How we plan to steady the ship and fly KQ back to profitability

Kenya Airways chairman Michael Joseph. PHOTO | FILE

What you need to know:

  • New Kenya Airways chairman speaks about his full in-tray, including motivating staff, fixing management and renegotiating KLM deal.

Michael Joseph, the former CEO of telecommunications company Safaricom, recently grabbed headlines when he was appointed a non-executive chairman of the troubled national carrier, Kenya Airways.

Mr Joseph has set out to undertake the huge task of stabilising the wobbly airline.

The Business Daily interviewed him recently on the intricacies of his new position and his rescue plan for the carrier.

Congratulations on your appointment. So, what are your immediate priorities for the airline?

Thank you. I want to strengthen the management team, continue with Operation Pride and fully extract its benefits and also improve our employees’ morale. In management, for instance, we do not have a human resource director or a substantive chief finance officer.

These positions are vital. We have to restore the brand to its right place by looking at elements like pricing, on-time performance, our service on the ground and the air.

Let’s talk about the Deloitte audit report that highlighted theft and mismanagement at KQ. What’s the latest with that?

Some facts in this report are real, others are not. There are a couple of serious things in there which we have to deal with. Indeed, some individuals manipulated the system to enrich themselves.

Other issues touch on processes and procedures. We’ve asked management to look at these items and report to the board on what they are doing about it. Their report is due on November 24 through the audit and risk committee. The board shall act based on their recommendations.

KQ pilots have been pushing to have chief executive Mbuvi Ngunze sacked. How secure is his job?

I met our pilots and we had a good discussion. I explained that Mr Ngunze is important to me at the moment. I am not making this statement forever.

He is in the middle of renegotiating with our financiers to get better terms in order for us to get out of the financial hole we are in. He is critical in that process since he knows and understands these people.

There is a perception out there that KQ is unreasonably more expensive than its competitors. What’s your take on this?

I have heard these complaints before. Indeed, it does sound like we are expensive on some routes. It is a balancing act; from an economical and financial point of view, you should maximise revenue on every route.

If you monopolise a route, you can charge whatever you like. And that is where I think we have gone too far. We must balance what we can charge for a route and what we actually do charge.

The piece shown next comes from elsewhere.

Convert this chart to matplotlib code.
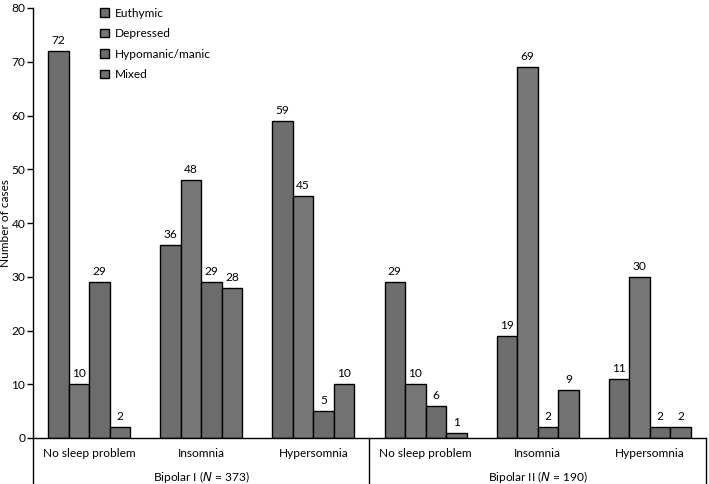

We should not price ourselves out of the market. I am concerned about this especially on our domestic routes. We just hired a commercial director and part of his mandate will be to look into this. I want Kenyans to fly KQ by choice.

The airline needs at least Sh60 billion to get out of its financial mess. Have you initiated talks with your major shareholders, or prospective partners, about this?

We are not engaging anybody at this moment. When we reach an agreement with our creditors, we shall move on to our financial requirements.

What I hope will happen is that we shall get some cash flow in from both KLM and the Kenya government and we shall see whether that is enough to take us forward.

It is not the right time to look for strategic partners or alliances. Once we have improved our balance sheet, maybe we shall do that.

What’s your take on the work that McKinsey is doing?

What I have seen from McKinsey is a process and a structure on how to drive improvement in the company. They have an approach that not only identifies the cost savings but gets them as well as revenues.

Kenyans tend to love the status quo. We say this is how we shall get revenues but let us do that tomorrow. I think the opposite is McKinsey’s strength. I am waiting for them to deliver the goods.

KQ and KLM entered into a joint venture years ago. There has been talk that this partnership is not beneficial to KQ, with some people suggesting it be struck out. What’s your position on this matter?

I understand there are some things in the JV [joint venture] agreement which need to be corrected since they are more in favour of KLM than they are for KQ.

I have already spoken to KLM about it and they are willing to renegotiate it. I will spend some days with their CEO in Amsterdam to discuss this in two weeks (next week). But from what I have seen and heard, I do not think we should kick out KLM.

Maybe they have been benefiting financially more than we but it is wrong to say they have been bad for KQ. KLM is an important alliance for us; they bring us a lot of passengers.

The Kenya Airways share has gained value over the past weeks, with analysts attributing this improvement to your appointment.

Yes, I have noticed the share price jump. I think this is being driven purely by emotions and not fundamentals of the company. We have started the process of getting the fundamentals right at KQ and that should provide a better basis for investors.

How long should Kenyans be patient with you? When should the public expect to see financial improvement at KQ?

Admittedly, there is a lot of work to be done at KQ. Change will not happen in a day or two. I think we should begin seeing some positive changes at the airline after a year or so.

Any regrets or butterflies about your new job?

I do not regret taking up this job. I am up to the challenge. I was requested to become the chairman by the government, the President. I have declined it before but this time I am better positioned to do it now for reasons I cannot disclose just yet.

I have been in the telecommunications industry all my life.

This is totally different. You should always have some mental, intellectual challenge in your life. I am not the type of person to go retire. I have a legacy in Kenya which I want to preserve and KQ is another step in the way of doing exactly that.